Last Nov. 4, voters outside a Philadelphia polling place were greeted by two men wearing the paramilitary-style uniform of the New Black Panther Party for Self-Defense. One carried a nightstick, an act of intimidation captured on video and immortalized on YouTube. According to a witness, a self-described liberal, one of the Panthers shouted (presumably to a white voter): "Now you will see what it is like to be ruled by the black man, cracker."
Citing both the menacing "deployment" of the Panthers and their abusive language, out- going U.S. Atty. Gen. Michael B. Mukasey in January asked a federal judge to declare the two men caught on videotape, an associate and the New Black Panther Party in violation of the Voting Rights Act and to enjoin them and their "agents and successors" from blocking polling places dressed in uniforms or carrying weapons.
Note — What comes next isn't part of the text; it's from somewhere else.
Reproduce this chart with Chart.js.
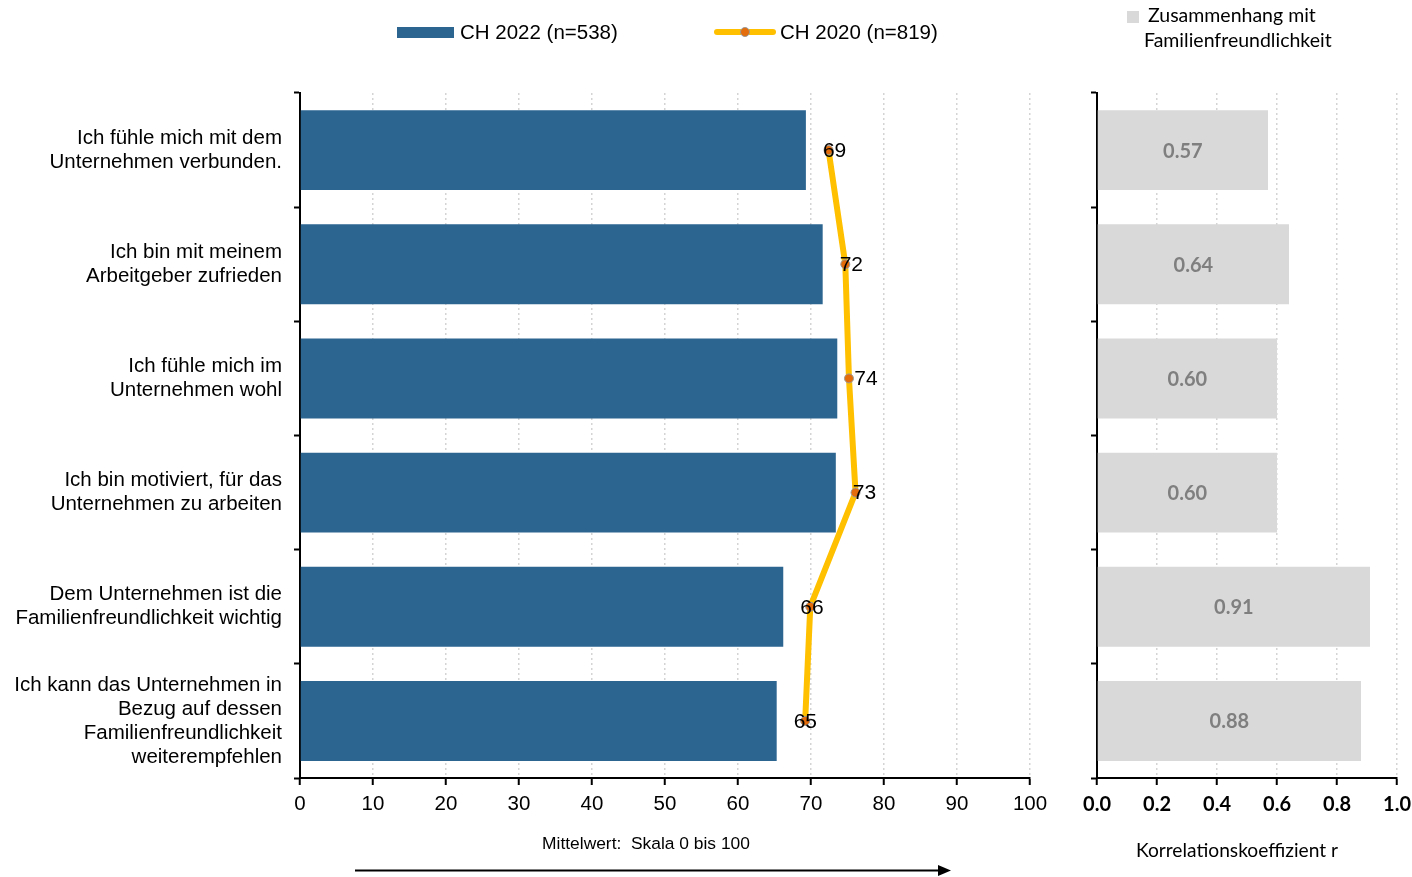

But after the defendants failed to appear in court, the Justice Department, now led by Atty. Gen. Eric H. Holder Jr., dismissed most of the civil lawsuit, contenting itself with an injunction ordering the man with the nightstick not to display a weapon at a polling place.
The turnaround quickly became a cause celebre for the Republican Party and conservatives in the media, though criticism also came from the U.S. Civil Rights Commission. The Washington Times reported that political appointees had overruled career attorneys. Not so, said the administration, adding that Associate Atty. Gen. Thomas Perrelli simply ratified a decision by career lawyers, including the acting assistant attorney general for civil rights, not to proceed because of legal and factual problems.
It's difficult to disentangle the merits of this debate from partisan politics. During the Bush administration, Democrats (rightly) complained that the Justice Department had been politicized under the unwatchful eye of Atty. Gen. Alberto R. Gonzales. Now it's the Republicans' turn. For example, former Vice President Dick Cheney recklessly characterized as an "outrageous political act" Holder's decision to ask a career prosecutor to determine whether some CIA employees might have violated the law in interrogating suspected terrorists.
Given the Black Panthers' appalling conduct, Holder should err on the side of disclosure in answering questions from Congress and the Civil Rights Commission about why the Justice Department changed course. It's also reassuring that the department's Office of Professional Responsibility is looking into the dismissal of charges. If, however, it finds no evidence of improper political motives, Republicans should register their disagreement with the decision and move on.